As I put my canoe into the water on Gun Lake and loaded my packs into the vessel, I realized that the breeze that had been keeping my cool during the portage had turned into a strong gale of wind that was funneling right down the barrel portion of Gun. I really had to dig in deep with each paddle stroke to keep my canoe moving forward. Based on intel that I gathered from a group that had just crossed Gun from the other direction, I knew that the first two campsites I had hoped to get to were already occupied, and as I paddled by them I confirmed that tents were up and canoes were on shore at each site. So I paddled around the bend and was ecstatic to find one open campsite left on the lake, which, upon closer inspection, was a gem of a site with nice tent pads, an open area for fishing, and a sunset view, which we had been lacking at our basecamp site on Crooked Lake.
I pulled ashore and unloaded my gear to claim the site, and then I just sprawled out on the rock face near the lake to rest for about an hour before my partners came paddling around the point. They took a slower pace on their last leg of the portage, but they also struggled to paddle against the same wind that I faced while traveling down the barrel of Gun. We took a walking tour of the campsite and decided on tent placements and spent the rest of the day lounging, fishing from shore, and eventually swimming (and washing off a couple layers of grime).

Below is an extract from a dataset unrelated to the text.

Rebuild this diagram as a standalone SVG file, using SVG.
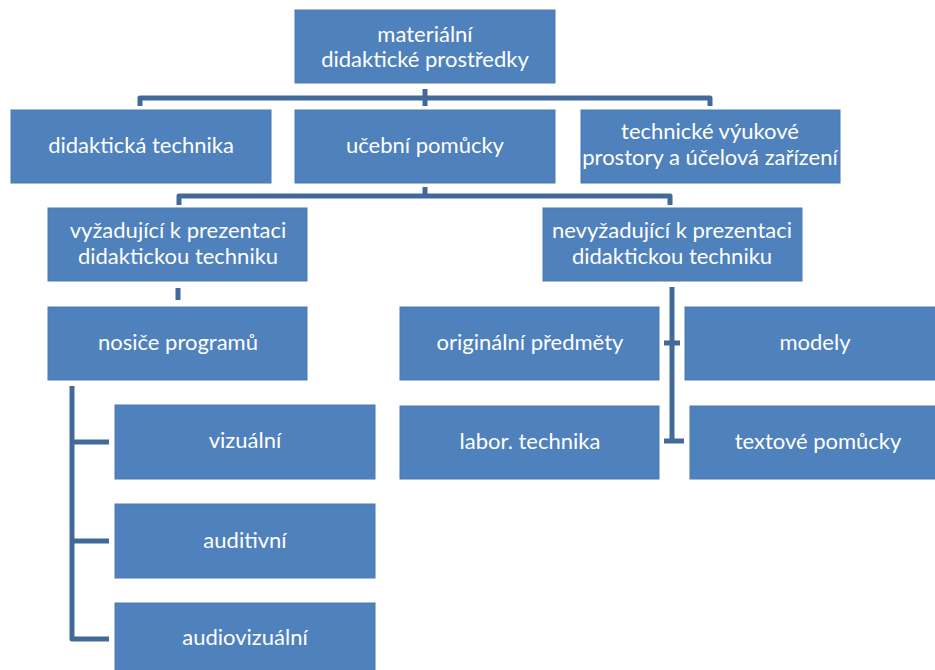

At the end of our last full day in the BWCA the three of us sat on a large flat rock and watched the sun slowly dip below the horizon.
Today was takeout day, which is always a day of mixed emotions for me. While I’m always looking forward to a big bacon cheeseburger and a good shower, there is always a part of me that would rather remain behind in the wilderness, exploring lakes and trails for the first time and living a more peaceful pace of life. But these trips into the wilderness always come to an end, and as the trip leader I always want to make sure that we safely finish each trip. So we loaded our gear after a hearty breakfast and continued our journey back to the Mudro entry point. We paddled out of Gun and then across Fairy, Boot and Fourtown without any hitches, but as we started the 3-stage portage between Fourtown and Mudro, Mother Nature wanted to make sure that we had things to remember the trip by, so the sky which had started without nary a cloud earlier that morning suddenly turned dark and then opened up with a torrent of rain that kept us soaking wet until we got back to our vehicle.
All in all it was a great trip. We had extreme heat, some heavy downpours, some windy days and some amazing wilderness meals and epic fishing. Even though we were all soaked as we loaded canoes back on our vehicle, we were already planning on a return trip.